Writer's Tree

As a writer with each endeavor I grow and my branches spread to encompass the world.

Thursday, April 27, 2006

The Work of Revision

I have discovered a new excitement and delight in the challenge of revision. I spent lots of time in my recent poetry class learning the skills of revision as it relates to my poetry and have been unable, of course, to keep myself from comparing it to the process of growth in my life. From small subtle changes that make a line a little more interesting, to the changes that completely transform it into a new and exciting piece entirely.

We sometimes look at change as scary, what if I loose who am I or change in a way that won't be so attractive to those that are comfortable with me as I am? It is possible to make change less painful. Try things in small doses, share your ideas for change with others and get feedback. Say it out loud and listen to how it sounds to you. Somethings will fit and the result will be more beautiful, others will not and we will go back to our original with a stronger believe that it is the right fit. But each time that we make a change, no matter how small, it feels very fulfilling to look at the whole anew and see that it is more beautiful than when we began.

I have included here a poem that I posted earlier and have since spent many hours revising and revising yet again. It was painful, I needed it to say just the right thing with just the right result. I believe that the end product is much better than the beginning even though it is not that different. Just like my life when I dare to make changes, I will know that I have changed and those around me will still recognize me, but will have a sense that I am somehow a little different, perhaps it will be subtle enough that they can't quite put their finger on it but they will sense that I am a little stronger, a little braver, a little more complete and, therefore, a more beautiful version of myself than I was the last time they encountered me.

Please read this and then page down and read the first version and see if you don't agree with the beauty of revision!

You Need To Tell

You stand there, small in your large frame,
your weakness giving you sympathy

He is gone, my brother, your son,
and though you stand there,
you are gone as well.

He is gone, I remind you for the third,
no fourth time, and in a moment
you have forgotten.

She is gone, my mother, your wife.
Died long ago, taking your guilt.
You stand unaccepting of your part,
unaccused of your freedom to
silently sanction my destruction.

You need to tell me how
she possessed such power.
You need to tell me why
you just stood by and watched.
Just stood by,
so tall,
so strong,
so weak.
Watched a woman with razor tongue
and clenched fists, wound
both body and spirit.

Now I stand looking at you,
loving you, hating you,
knowing, that you too are gone.

You need to tell me how
……to love
………after you are gone.

Conni Struss Johnson

Thursday, April 13, 2006

Changing of the Guard

It is a really interesting experience when you become older as a parent.
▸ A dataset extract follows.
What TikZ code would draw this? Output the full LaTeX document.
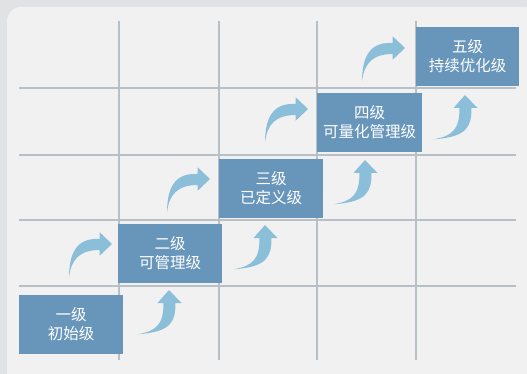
\documentclass[tikz,border=0pt]{standalone}
\usepackage{fontspec}
\newfontfamily\cjk{Noto Sans CJK SC}
\usepackage{tikz}

\definecolor{outerbg}{HTML}{E1E2E4}
\definecolor{panelbg}{HTML}{F1F1F1}
\definecolor{gridcol}{HTML}{B7C0C7}
\definecolor{boxcol}{HTML}{6896BB}
\definecolor{arrowcol}{HTML}{8BBED8}

\tikzset{
  levelbox/.style={fill=boxcol, text=white, anchor=north west, inner sep=0pt,
    minimum width=104pt, minimum height=58.5pt, align=center,
    font=\cjk\fontsize{15.5}{19}\selectfont},
  gridline/.style={draw=gridcol, line width=1.5pt},
  uparrow/.pic={
    \fill[arrowcol] (0,0) -- (12.5,13) -- (6.5,13)
      .. controls (6.5,32) and (2,42) .. (-31.6,44.3)
      .. controls (-12,41) and (-5.5,34) .. (-5.5,13)
      -- (-11.5,13) -- cycle;
  },
  rightarrow/.pic={
    \fill[arrowcol] (0,0) -- (-12.3,-11.7) -- (-12.3,-5)
      .. controls (-30,-6) and (-43,2) .. (-43,33.7)
      .. controls (-41,15) and (-32,6) .. (-12.3,6)
      -- (-12.3,11.7) -- cycle;
  }
}

\begin{document}
\begin{tikzpicture}[x=1pt, y=-1pt]
  \useasboundingbox (0,0) rectangle (527,374);
  \clip (0,0) rectangle (527,374);
  \fill[outerbg] (0,0) rectangle (527,374);
  \fill[panelbg, rounded corners=14pt] (7,7) rectangle (540,388);

  % grid
  \foreach \gx in {119,219,317,416}
    \draw[gridline] (\gx,21) -- (\gx,360);
  \foreach \gy in {88,155,220,286}
    \draw[gridline] (19,\gy) -- (516,\gy);

  % levels
  \node[levelbox] (l1) at (19,295) {一级\\初始级};
  \node[levelbox] (l2) at (118,224) {二级\\可管理级};
  \node[levelbox] (l3) at (219,159) {三级\\已定义级};
  \node[levelbox, minimum width=105pt] (l4) at (317,93) {四级\\可量化管理级};
  \node[levelbox, minimum width=103pt] (l5) at (416,27) {五级\\持续优化级};

  % arrows
  \pic at (169,290) {uparrow};
  \pic at (265,225) {uparrow};
  \pic at (365,160) {uparrow};
  \pic at (465,95) {uparrow};

  \pic at (112,244) {rightarrow};
  \pic at (210,179) {rightarrow};
  \pic at (308,109) {rightarrow};
  \pic at (405,48) {rightarrow};
\end{tikzpicture}
\end{document}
Your need to direct and guide the lives of your children diminishes and their belief that you need to be directed and guided increases. Some of this I believe comes from the fact that you are all now adults and if you have a strong and mature relationship with your children you will begin to relate as adults rather than child and parent.
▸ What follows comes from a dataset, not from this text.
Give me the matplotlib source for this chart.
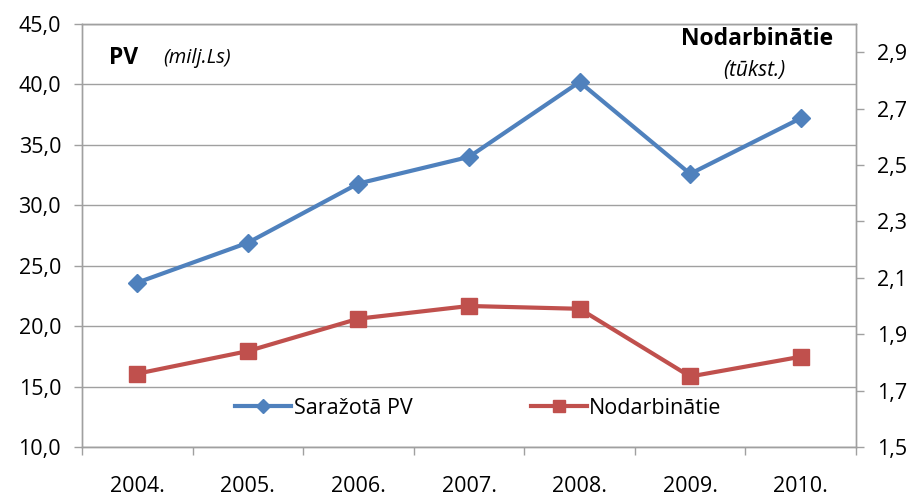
"""PV output vs. employment, 2004-2010 (dual axis line chart)."""

import matplotlib
matplotlib.use("Agg")
import matplotlib.pyplot as plt
from matplotlib.ticker import FixedLocator, FuncFormatter

years = ["2004.", "2005.", "2006.", "2007.", "2008.", "2009.", "2010."]
pv_output = [23.6, 26.9, 31.8, 34.0, 40.2, 32.6, 37.2]      # milj. Ls
employed = [1.76, 1.84, 1.955, 2.00, 1.99, 1.75, 1.82]      # tūkst.

BLUE = "#4F81BD"
RED = "#C0504D"
GREY = "#A0A0A0"
TICK_FS = 15.5

plt.rcParams["font.family"] = ["Open Sans", "DejaVu Sans"]

fig = plt.figure(figsize=(9.13, 4.99), dpi=100)
ax = fig.add_axes([0.0898, 0.1042, 0.8478, 0.8478])
ax2 = ax.twinx()

x = list(range(len(years)))
ax.plot(x, pv_output, color=BLUE, lw=3, marker="D", ms=9.5, label="Saražotā PV")
ax2.plot(x, employed, color=RED, lw=3, marker="s", ms=11.5, label="Nodarbinātie")

ax.set_xlim(-0.5, len(years) - 0.5)
ax.set_ylim(10, 45)
ax2.set_ylim(1.5, 3.0)

comma = lambda fmt: FuncFormatter(lambda v, _: (fmt % v).replace(".", ","))
ax.set_yticks([10, 15, 20, 25, 30, 35, 40, 45])
ax.yaxis.set_major_formatter(comma("%.1f"))
ax2.set_yticks([1.5, 1.7, 1.9, 2.1, 2.3, 2.5, 2.7, 2.9])
ax2.yaxis.set_major_formatter(comma("%.1f"))

ax.set_xticks(x)
ax.set_xticklabels(years)
ax.xaxis.set_minor_locator(FixedLocator([i - 0.5 for i in range(len(years) + 1)]))
ax.tick_params(axis="x", which="major", length=0, pad=21, labelsize=TICK_FS, colors="#000000")
ax.tick_params(axis="x", which="minor", length=6, width=1, color=GREY)
ax.tick_params(axis="y", length=6, width=1, color=GREY, labelsize=TICK_FS, pad=9)
ax2.tick_params(axis="y", length=6, width=1, color=GREY, labelsize=TICK_FS, pad=9)

ax.yaxis.grid(True, color=GREY, lw=1)
ax.set_axisbelow(True)
for a in (ax, ax2):
    for side in ("left", "right", "bottom", "top"):
        a.spines[side].set_color(GREY)
        a.spines[side].set_linewidth(1)

fig.text(0.119, 0.884, "PV", fontsize=16.5, fontweight="bold", va="center")
fig.text(0.179, 0.884, "(milj.Ls)", fontsize=14.5, style="italic", va="center")
fig.text(0.912, 0.922, "Nodarbinātie", fontsize=16.5, fontweight="bold", va="center", ha="right")
fig.text(0.826, 0.858, "(tūkst.)", fontsize=15, style="italic", va="center", ha="center")

h1, l1 = ax.get_legend_handles_labels()
h2, l2 = ax2.get_legend_handles_labels()
ax2.legend(h1 + h2, l1 + l2, loc="center", bbox_to_anchor=(0.512, 0.092), ncol=2,
           frameon=False, fontsize=TICK_FS, handlelength=2.6, handletextpad=0.1,
           columnspacing=5.5, markerscale=0.8)

fig.savefig("out.png", dpi=100)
Slowly you notice their concern and they begin to refer to your age and if you are not careful you will become the child and they the parent. One area that this has been very noticeable is the area of dating. It was very entertaining to have dates and see the reactions of my sons as I left the house with men. This is just a little writing that was inspired by the changing of the guard so to speak.

Changing of the Guard

I am greeted by your face, sullen and grave.
Your eyes of suspect keeping diligent watch
During practiced rituals, preparations of the night.
Your toes tapping with the slow tick of time
as I am interrogated about my anticipated return,
admonished, to keep a tight rein on my desire.

In times past, it was I who feared that your desire
would indeed bring me to an early grave.
I, the gatekeeper anxiously awaiting your return.
The matriarch, keeping the ever faithful watch,
my toes tapping with the slow tick of time
till my young charge returned from the night.
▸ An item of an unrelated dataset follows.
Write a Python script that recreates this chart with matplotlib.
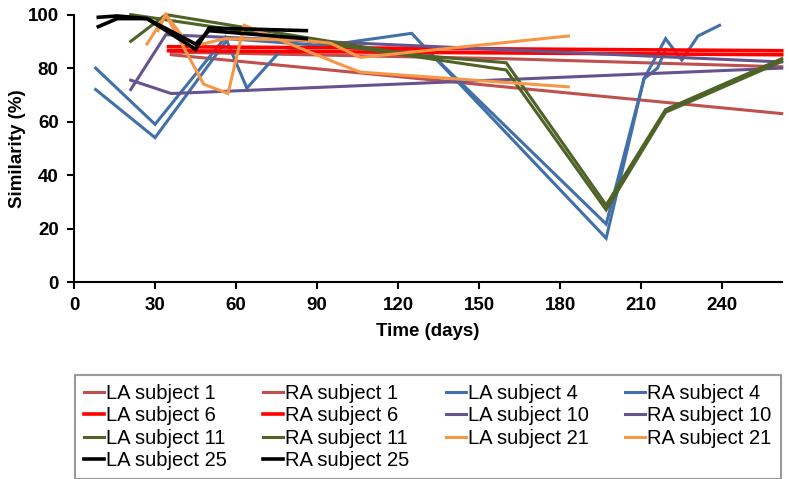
import matplotlib.pyplot as plt

plt.rcParams['font.family'] = ['Liberation Sans', 'DejaVu Sans']

# series data: (days, similarity %)
la1_t = [36, 262]
la1_v = [85, 63]
ra1_t = [36, 160, 262]
ra1_v = [86, 83.5, 80.5]

la4_t = [8, 30, 56, 64, 76, 125, 197, 211, 219, 225, 231, 239]
la4_v = [80, 59, 91.5, 72.5, 86, 93, 16.4, 76, 91, 83, 92, 96]
ra4_t = [8, 30, 57, 132, 197, 211, 216, 219]
ra4_v = [72, 54, 91, 85.5, 21.7, 76, 80, 87]

la6_t = [35, 262]
la6_v = [88, 86.5]
ra6_t = [35, 262]
ra6_v = [86.5, 85]

la10_t = [21, 36, 262]
la10_v = [75.5, 70.5, 80]
ra10_t = [21, 34, 262]
ra10_v = [72, 92.5, 82.3]

la11_t = [21, 34, 125, 160, 197, 219, 262]
la11_v = [90, 100, 85, 82, 28.8, 64.5, 83.5]
ra11_t = [21, 160, 197, 219, 262]
ra11_v = [100, 79.3, 27, 63.5, 82.5]

la21_t = [27, 34, 48, 57, 63, 97, 106, 183]
la21_v = [89, 100, 74, 70.5, 96, 82, 78.5, 73]
ra21_t = [31, 34, 43, 56, 84, 95, 106, 183]
ra21_v = [94, 100, 88, 91, 90.5, 89.3, 84, 92]

la25_t = [9, 16, 27, 45, 50, 86]
la25_v = [99, 99.5, 98.5, 87, 95, 94]
ra25_t = [9, 16, 27, 45, 50, 86]
ra25_v = [95.5, 98.5, 98.5, 89, 94, 91]

c_brown = '#C0504D'
c_blue = '#4270A8'
c_red = '#FF0000'
c_purple = '#66548F'
c_green = '#4F6228'
c_orange = '#F79646'
c_black = '#000000'

fig = plt.figure(figsize=(7.89, 4.79), dpi=100)
ax = fig.add_axes([0.0938, 0.411, 0.897, 0.5585])

lw = 2.2
l_la1, = ax.plot(la1_t, la1_v, color=c_brown, lw=lw, label='LA subject 1')
l_ra1, = ax.plot(ra1_t, ra1_v, color=c_brown, lw=lw, label='RA subject 1')
l_la4, = ax.plot(la4_t, la4_v, color=c_blue, lw=lw, label='LA subject 4')
l_ra4, = ax.plot(ra4_t, ra4_v, color=c_blue, lw=lw, label='RA subject 4')
l_la6, = ax.plot(la6_t, la6_v, color=c_red, lw=2.6, label='LA subject 6')
l_ra6, = ax.plot(ra6_t, ra6_v, color=c_red, lw=2.6, label='RA subject 6')
l_la10, = ax.plot(la10_t, la10_v, color=c_purple, lw=lw, label='LA subject 10')
l_ra10, = ax.plot(ra10_t, ra10_v, color=c_purple, lw=lw, label='RA subject 10')
l_la11, = ax.plot(la11_t, la11_v, color=c_green, lw=lw, label='LA subject 11')
l_ra11, = ax.plot(ra11_t, ra11_v, color=c_green, lw=lw, label='RA subject 11')
l_la21, = ax.plot(la21_t, la21_v, color=c_orange, lw=lw, label='LA subject 21')
l_ra21, = ax.plot(ra21_t, ra21_v, color=c_orange, lw=lw, label='RA subject 21')
l_la25, = ax.plot(la25_t, la25_v, color=c_black, lw=2.6, label='LA subject 25')
l_ra25, = ax.plot(ra25_t, ra25_v, color=c_black, lw=2.6, label='RA subject 25')

for ln in ax.get_lines():
    ln.set_clip_on(False)
    ln.set_solid_joinstyle('miter')

ax.set_xlim(0, 262)
ax.set_ylim(0, 100)
ax.set_xticks(range(0, 241, 30))
ax.set_yticks(range(0, 101, 20))
for s in ['top', 'right']:
    ax.spines[s].set_visible(False)
for s in ['left', 'bottom']:
    ax.spines[s].set_linewidth(1.5)
ax.tick_params(direction='out', width=1.5, length=5, labelsize=13.5, pad=6)
for lab in ax.get_xticklabels() + ax.get_yticklabels():
    lab.set_fontweight('bold')
ax.set_xlabel('Time (days)', fontsize=13.5, fontweight='bold', labelpad=6)
ax.set_ylabel('Similarity (%)', fontsize=13.5, fontweight='bold', labelpad=1)

# legend is filled column by column, so order handles to read row-wise
handles = [l_la1, l_la6, l_la11, l_la25,
           l_ra1, l_ra6, l_ra11, l_ra25,
           l_la4, l_la10, l_la21,
           l_ra4, l_ra10, l_ra21]
leg = fig.legend(handles=handles, ncol=4, loc='upper left',
                 bbox_to_anchor=(75 / 789, 1 - 375 / 479),
                 fontsize=14.5, frameon=True, fancybox=False,
                 edgecolor='#808080', handlelength=1.0, handletextpad=0.1,
                 columnspacing=1.8, labelspacing=0.17, borderaxespad=0,
                 borderpad=0.45)
leg.get_frame().set_linewidth(1.5)

fig.savefig('out.png', dpi=100)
Other times, it was I who cried, all through the night.
To see the sparkle missing from your eyes was my only desire.
My heart loudly beating with the slow tick of time
in an atmosphere heavy, sullen, and grave.
I who would sing to you, who would pray, and watch,
waiting for the rosy bloom in your cheeks to return.

And it was I, who prayed diligently for my shape to return
after having struggled through the pain, through the night.
Your father, an onlooker, responsible only to wait and watch
as I birthed the fruit of our shared passion and desire.
I grunted and pushed, proclaiming him deserving of an early grave,
until that moment when I saw your face for the very first time.

It was your father, who courted me once upon a time,
promising to love me with a love I vowed to return.
A love we believed strong enough to carry us to the grave.
Love we cherished, and celebrated long into the sweet nights.
Sweet nights of passion, intensity and delicious desire
yet, somehow love escaped us on some late night’s watch.

So for a time, I did not partake but only waited, kept watch
my toes barely tapping with the slow tick of time.
The slow tick of years spent hoping for dormant desire
to seek me, to find me, to awaken and return
that I might again dance the dance of delicious night.
A night with passion found and revived from its grave.

Now keep guard, if you must, watch and wait my return
your toes tapping out time as I search for my knight.
For I’ll not again rein desire, till I rest in my grave.